条虫症 ワンちゃんやネコさんのおしりやウンチの表面に、白くて細長い、ヒルみたいな虫が付着していたり、周囲に茶色いゴマのようなものが落ちていたことはありませんか?これは、「瓜実(うりざね)条虫」(いわゆるサナダムシ)といって、ノミが媒介する人獣共通の寄生虫です。私たち動物病院スタッフが、いちばん目にする寄生虫といっても過言ではありません。瓜実条虫は本来、最大で体長50cmくらいのとても長い虫ですが、からだ全体にクビレがあり、多くはこのクビレからちぎれて、体外に排泄されます。これが“ヒルみたいな”片節(へんせつ)で、よく見ると伸縮しながら動いているのがわかります。そして乾燥して収縮すると“ゴマのような”粒状物となります。

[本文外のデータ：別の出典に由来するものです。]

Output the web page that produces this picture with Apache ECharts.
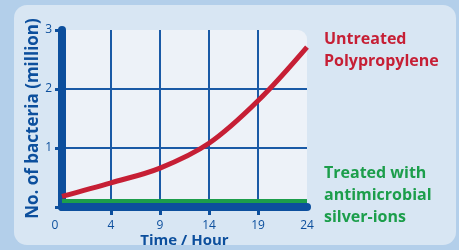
<!DOCTYPE html>
<html>
<head>
<meta charset="utf-8">
<script src="https://cdn.jsdelivr.net/npm/echarts@6/dist/echarts.min.js"></script>
<style>
html,body{margin:0;padding:0;background:#b3cfea;}
#c{width:459px;height:250px;}
</style>
</head>
<body>
<div id="c"></div>
<script>
var categories = ['0', '4', '9', '14', '19', '24'];
var untreated = [0.18, 0.41, 0.66, 1.08, 1.80, 2.71];
var treated = [0.10, 0.10, 0.10, 0.10, 0.10, 0.10];
var yTicks = [0, 1, 2, 3];

var BLUE = '#0c4f9d';
var GRIDC = '#1a5aa6';
var RED = '#c61f35';
var GREEN = '#1c9e4b';
var FONT = 'Open Sans';

var chart = echarts.init(document.getElementById('c'));
chart.setOption({
  backgroundColor: '#b3cfea',
  animation: false,
  graphic: [
    {type: 'rect', z: -10, shape: {x: 14, y: 5, width: 442, height: 240, r: 13},
     style: {fill: '#d8e6f3'}},
    {type: 'rect', z: -9, shape: {x: 62, y: 30, width: 245, height: 177, r: [0, 9, 0, 0]},
     style: {fill: '#edf2f8'}},
    {type: 'text', left: 324, top: 28, style: {text: 'Untreated\nPolypropylene', fill: RED,
      font: 'bold 16px "' + FONT + '"', lineHeight: 22}},
    {type: 'text', left: 324, top: 162, style: {text: 'Treated with\nantimicrobial\nsilver-ions', fill: GREEN,
      font: 'bold 16px "' + FONT + '"', lineHeight: 22}}
  ],
  grid: {left: 62, right: 152, top: 30, bottom: 43, containLabel: false, outerBoundsMode: 'none'},
  xAxis: {
    type: 'category',
    data: categories,
    boundaryGap: false,
    name: 'Time / Hour',
    nameLocation: 'middle',
    nameGap: 26,
    nameMoveOverlap: false,
    nameTextStyle: {color: BLUE, fontSize: 15, fontWeight: 'bold', fontFamily: FONT},
    axisLine: {show: true, onZero: false, lineStyle: {color: BLUE, width: 8}},
    axisTick: {show: true, length: 8, lineStyle: {color: BLUE, width: 3},
      interval: function (i) { return i > 0 && i < 5; }},
    axisLabel: {color: BLUE, fontSize: 12, fontFamily: FONT, margin: 13,
      formatter: function (v, i) { return i === 0 ? '{z|' + v + '}' : v; },
      rich: {z: {padding: [0, 14, 0, 0], color: BLUE, fontSize: 12, fontFamily: FONT}}},
    splitLine: {show: true, lineStyle: {color: GRIDC, width: 2},
      interval: function (i) { return i > 0 && i < 5; }}
  },
  yAxis: {
    type: 'value',
    min: yTicks[0],
    max: yTicks[yTicks.length - 1],
    interval: 1,
    name: 'No. of bacteria (million)',
    nameLocation: 'middle',
    nameGap: 20,
    nameMoveOverlap: false,
    nameTextStyle: {color: BLUE, fontSize: 17, fontWeight: 'bold', fontFamily: FONT},
    axisLine: {show: true, lineStyle: {color: BLUE, width: 8}},
    axisTick: {show: true, length: 7, lineStyle: {color: BLUE, width: 3}},
    axisLabel: {color: BLUE, fontSize: 12, fontFamily: FONT, margin: 10,
      formatter: function (v) { return v === 0 ? '' : String(v); }},
    splitLine: {show: true, lineStyle: {color: ['rgba(0,0,0,0)', GRIDC, GRIDC, 'rgba(0,0,0,0)'], width: 2}}
  },
  series: [
    {type: 'line', name: 'Treated', data: treated, showSymbol: false, z: 3,
     lineStyle: {color: GREEN, width: 4}},
    {type: 'line', name: 'Untreated', data: untreated, smooth: 0.35, showSymbol: false, z: 4,
     lineStyle: {color: RED, width: 5}}
  ]
});
</script>
</body>
</html>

以下、瓜実条虫の感染経路についてカンタンにご説明します。
(1) 体外に排泄された片節の内部には、「卵嚢(らんのう)」という形で瓜実条虫の虫卵がギッシリと詰まっており、片節の一部が壊れることで、これらの虫卵が外界に飛び出します。
(2) ばらまかれた虫卵をノミの幼虫が摂食(せっしょく)し、虫卵内部に潜む「六鈎幼虫(ろっこうようちゅう)」が、ノミの成長とともにノミ体内で徐々に発育して「擬嚢尾虫(ぎのうびちゅう)」となり、ワンちゃんやネコさんに対して感染力をもつようになります。
(3) 擬嚢尾虫を保有するノミの成虫がグルーミング(毛づくろい)によってワンちゃんやネコさんに飲み込まれると、擬嚢尾虫は動物の胃から小腸に至って腸の粘膜に寄生するようになり、ゆっくりと成長します。
(4) 腸粘膜で成長した瓜実条虫は、再び片節として動物の体外に排泄され、(1)~をくり返します。
※ (2)の段階のノミをヒトが誤って飲み込んでしまうと、ヒトに感染してしまいます。また、ノミをつぶしてしまうことでノミ体内の擬嚢尾虫が周囲に飛び散り、これを経口的に摂取することでヒトに感染してしまう可能性があります。このときの感染リスクは、指なめや爪かみをする乳幼児が圧倒的に多いといわれています。したがって、ノミをつぶして殺すことは好ましいことではないのです。
瓜実条虫もまた、定期駆虫によって適切に駆除できます。